Recorded data
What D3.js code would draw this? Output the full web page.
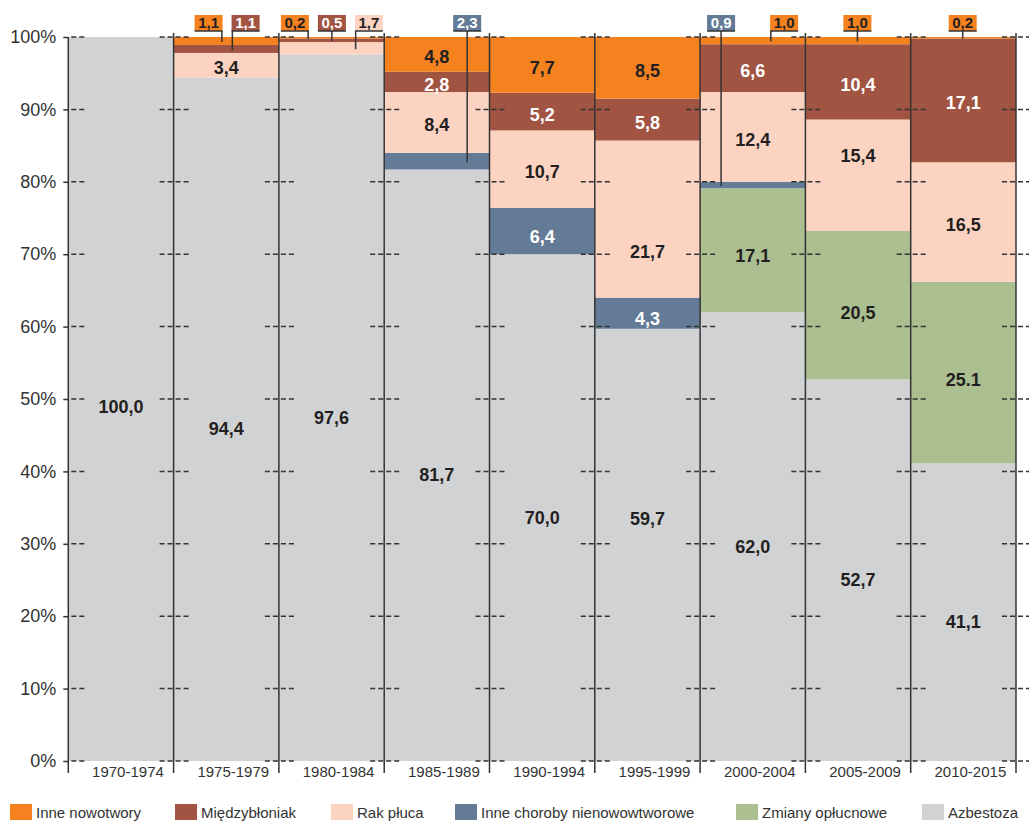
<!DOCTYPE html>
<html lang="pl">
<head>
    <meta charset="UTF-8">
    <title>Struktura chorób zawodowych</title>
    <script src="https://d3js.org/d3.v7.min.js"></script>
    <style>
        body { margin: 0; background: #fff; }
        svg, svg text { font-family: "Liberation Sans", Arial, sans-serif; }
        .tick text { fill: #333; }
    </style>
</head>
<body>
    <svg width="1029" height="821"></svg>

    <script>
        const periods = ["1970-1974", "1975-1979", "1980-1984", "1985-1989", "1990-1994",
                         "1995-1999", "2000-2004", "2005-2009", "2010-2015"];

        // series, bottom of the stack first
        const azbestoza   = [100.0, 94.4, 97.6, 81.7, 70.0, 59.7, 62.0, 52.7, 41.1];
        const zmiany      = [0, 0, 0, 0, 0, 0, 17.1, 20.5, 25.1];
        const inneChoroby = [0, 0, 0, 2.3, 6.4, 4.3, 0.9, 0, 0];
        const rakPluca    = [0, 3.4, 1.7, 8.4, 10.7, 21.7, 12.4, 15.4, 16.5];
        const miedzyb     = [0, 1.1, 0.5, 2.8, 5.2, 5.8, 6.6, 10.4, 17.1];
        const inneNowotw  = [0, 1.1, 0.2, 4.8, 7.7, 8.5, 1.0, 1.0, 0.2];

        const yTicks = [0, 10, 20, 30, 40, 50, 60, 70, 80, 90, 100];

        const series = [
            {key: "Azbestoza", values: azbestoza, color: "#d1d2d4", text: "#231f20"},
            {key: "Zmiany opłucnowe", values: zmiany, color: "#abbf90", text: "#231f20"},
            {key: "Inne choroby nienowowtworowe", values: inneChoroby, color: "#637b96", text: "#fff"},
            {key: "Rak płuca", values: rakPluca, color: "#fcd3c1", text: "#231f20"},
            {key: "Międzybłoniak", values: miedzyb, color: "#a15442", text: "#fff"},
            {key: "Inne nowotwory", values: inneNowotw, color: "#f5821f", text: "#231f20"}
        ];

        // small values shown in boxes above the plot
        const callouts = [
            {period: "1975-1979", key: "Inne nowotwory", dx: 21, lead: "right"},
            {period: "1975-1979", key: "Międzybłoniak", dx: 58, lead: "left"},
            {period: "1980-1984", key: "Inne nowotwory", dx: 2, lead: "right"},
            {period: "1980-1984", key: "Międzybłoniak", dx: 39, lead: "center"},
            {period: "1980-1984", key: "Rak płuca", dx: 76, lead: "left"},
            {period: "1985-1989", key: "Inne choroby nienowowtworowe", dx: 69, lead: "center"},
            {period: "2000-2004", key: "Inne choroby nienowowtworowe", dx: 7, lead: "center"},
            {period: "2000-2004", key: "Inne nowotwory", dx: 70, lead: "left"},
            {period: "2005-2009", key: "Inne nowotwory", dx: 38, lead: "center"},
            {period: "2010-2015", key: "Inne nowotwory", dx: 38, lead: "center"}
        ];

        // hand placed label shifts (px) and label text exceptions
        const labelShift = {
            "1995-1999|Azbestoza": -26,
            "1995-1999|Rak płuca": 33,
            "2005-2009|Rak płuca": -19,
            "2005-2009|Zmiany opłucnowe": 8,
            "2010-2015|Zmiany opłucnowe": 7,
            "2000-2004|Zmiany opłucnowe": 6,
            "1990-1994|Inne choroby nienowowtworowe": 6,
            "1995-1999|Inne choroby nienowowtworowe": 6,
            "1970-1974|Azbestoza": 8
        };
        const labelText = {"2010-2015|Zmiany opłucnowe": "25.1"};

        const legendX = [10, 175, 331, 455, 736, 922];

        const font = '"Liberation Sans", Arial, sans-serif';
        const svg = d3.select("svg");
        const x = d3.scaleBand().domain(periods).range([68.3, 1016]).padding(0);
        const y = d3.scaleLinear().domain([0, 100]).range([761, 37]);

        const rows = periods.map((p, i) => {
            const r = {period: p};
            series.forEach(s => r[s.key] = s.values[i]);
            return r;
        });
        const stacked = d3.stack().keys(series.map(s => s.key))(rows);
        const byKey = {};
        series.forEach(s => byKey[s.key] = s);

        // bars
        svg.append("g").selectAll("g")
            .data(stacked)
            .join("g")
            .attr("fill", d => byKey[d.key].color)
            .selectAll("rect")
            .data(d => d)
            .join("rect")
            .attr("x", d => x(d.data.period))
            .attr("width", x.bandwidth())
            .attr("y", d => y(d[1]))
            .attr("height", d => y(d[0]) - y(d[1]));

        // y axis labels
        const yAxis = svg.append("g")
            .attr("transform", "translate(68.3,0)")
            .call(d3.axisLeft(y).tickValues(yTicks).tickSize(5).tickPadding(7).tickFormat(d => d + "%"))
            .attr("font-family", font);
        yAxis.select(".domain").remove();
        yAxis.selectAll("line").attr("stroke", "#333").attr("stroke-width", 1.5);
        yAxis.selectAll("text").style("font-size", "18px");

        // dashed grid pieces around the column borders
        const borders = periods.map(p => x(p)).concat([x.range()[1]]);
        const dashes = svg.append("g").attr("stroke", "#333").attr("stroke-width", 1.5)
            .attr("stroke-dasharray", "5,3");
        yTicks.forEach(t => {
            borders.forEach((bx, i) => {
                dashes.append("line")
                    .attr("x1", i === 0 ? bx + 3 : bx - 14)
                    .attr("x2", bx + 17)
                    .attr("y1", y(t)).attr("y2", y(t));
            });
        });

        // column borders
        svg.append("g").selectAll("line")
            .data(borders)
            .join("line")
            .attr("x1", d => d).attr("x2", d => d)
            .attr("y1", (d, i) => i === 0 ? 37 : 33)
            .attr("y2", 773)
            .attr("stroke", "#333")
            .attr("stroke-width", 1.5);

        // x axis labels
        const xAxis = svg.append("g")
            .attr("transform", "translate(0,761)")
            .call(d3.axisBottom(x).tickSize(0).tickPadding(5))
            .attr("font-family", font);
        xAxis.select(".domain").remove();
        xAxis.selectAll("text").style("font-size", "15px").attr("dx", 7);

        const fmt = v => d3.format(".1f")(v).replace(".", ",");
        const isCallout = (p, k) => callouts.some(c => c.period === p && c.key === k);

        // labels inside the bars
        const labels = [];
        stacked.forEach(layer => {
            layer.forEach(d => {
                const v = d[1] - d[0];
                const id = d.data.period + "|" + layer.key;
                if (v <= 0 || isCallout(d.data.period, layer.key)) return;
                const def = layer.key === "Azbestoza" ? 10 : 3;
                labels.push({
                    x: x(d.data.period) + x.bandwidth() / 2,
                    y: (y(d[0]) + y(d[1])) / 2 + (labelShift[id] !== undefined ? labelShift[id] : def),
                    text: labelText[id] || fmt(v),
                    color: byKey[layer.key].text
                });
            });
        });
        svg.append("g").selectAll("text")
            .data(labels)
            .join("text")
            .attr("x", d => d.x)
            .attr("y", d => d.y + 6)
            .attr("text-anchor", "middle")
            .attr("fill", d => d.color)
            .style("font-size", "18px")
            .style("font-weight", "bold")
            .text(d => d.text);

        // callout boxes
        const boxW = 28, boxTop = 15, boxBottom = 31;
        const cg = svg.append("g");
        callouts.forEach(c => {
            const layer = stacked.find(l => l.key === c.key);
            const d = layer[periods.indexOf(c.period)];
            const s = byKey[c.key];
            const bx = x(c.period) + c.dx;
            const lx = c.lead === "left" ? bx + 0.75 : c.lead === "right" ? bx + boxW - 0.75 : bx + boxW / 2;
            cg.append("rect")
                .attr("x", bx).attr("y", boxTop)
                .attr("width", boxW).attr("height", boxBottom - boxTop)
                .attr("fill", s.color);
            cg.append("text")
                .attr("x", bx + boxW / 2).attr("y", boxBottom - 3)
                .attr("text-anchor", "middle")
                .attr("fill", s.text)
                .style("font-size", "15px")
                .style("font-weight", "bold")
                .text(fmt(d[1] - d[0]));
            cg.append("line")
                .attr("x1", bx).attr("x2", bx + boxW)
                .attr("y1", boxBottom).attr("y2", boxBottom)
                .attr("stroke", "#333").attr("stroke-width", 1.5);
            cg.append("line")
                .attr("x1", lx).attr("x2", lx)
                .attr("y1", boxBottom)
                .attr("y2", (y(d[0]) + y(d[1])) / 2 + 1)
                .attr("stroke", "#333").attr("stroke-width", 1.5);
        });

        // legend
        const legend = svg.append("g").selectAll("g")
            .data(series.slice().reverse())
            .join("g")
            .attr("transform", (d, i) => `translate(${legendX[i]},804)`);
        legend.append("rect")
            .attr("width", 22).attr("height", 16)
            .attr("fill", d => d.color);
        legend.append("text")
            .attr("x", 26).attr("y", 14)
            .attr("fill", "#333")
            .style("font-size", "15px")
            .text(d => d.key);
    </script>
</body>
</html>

Your objective
Leave out any pictures, please, and quote only the lines from the top of the data through the line that contains "80, 90, 100];".

Result below
What D3.js code would draw this? Output the full web page.
<!DOCTYPE html>
<html lang="pl">
<head>
    <meta charset="UTF-8">
    <title>Struktura chorób zawodowych</title>
    <script src="https://d3js.org/d3.v7.min.js"></script>
    <style>
        body { margin: 0; background: #fff; }
        svg, svg text { font-family: "Liberation Sans", Arial, sans-serif; }
        .tick text { fill: #333; }
    </style>
</head>
<body>
    <svg width="1029" height="821"></svg>

    <script>
        const periods = ["1970-1974", "1975-1979", "1980-1984", "1985-1989", "1990-1994",
                         "1995-1999", "2000-2004", "2005-2009", "2010-2015"];

        // series, bottom of the stack first
        const azbestoza   = [100.0, 94.4, 97.6, 81.7, 70.0, 59.7, 62.0, 52.7, 41.1];
        const zmiany      = [0, 0, 0, 0, 0, 0, 17.1, 20.5, 25.1];
        const inneChoroby = [0, 0, 0, 2.3, 6.4, 4.3, 0.9, 0, 0];
        const rakPluca    = [0, 3.4, 1.7, 8.4, 10.7, 21.7, 12.4, 15.4, 16.5];
        const miedzyb     = [0, 1.1, 0.5, 2.8, 5.2, 5.8, 6.6, 10.4, 17.1];
        const inneNowotw  = [0, 1.1, 0.2, 4.8, 7.7, 8.5, 1.0, 1.0, 0.2];

        const yTicks = [0, 10, 20, 30, 40, 50, 60, 70, 80, 90, 100];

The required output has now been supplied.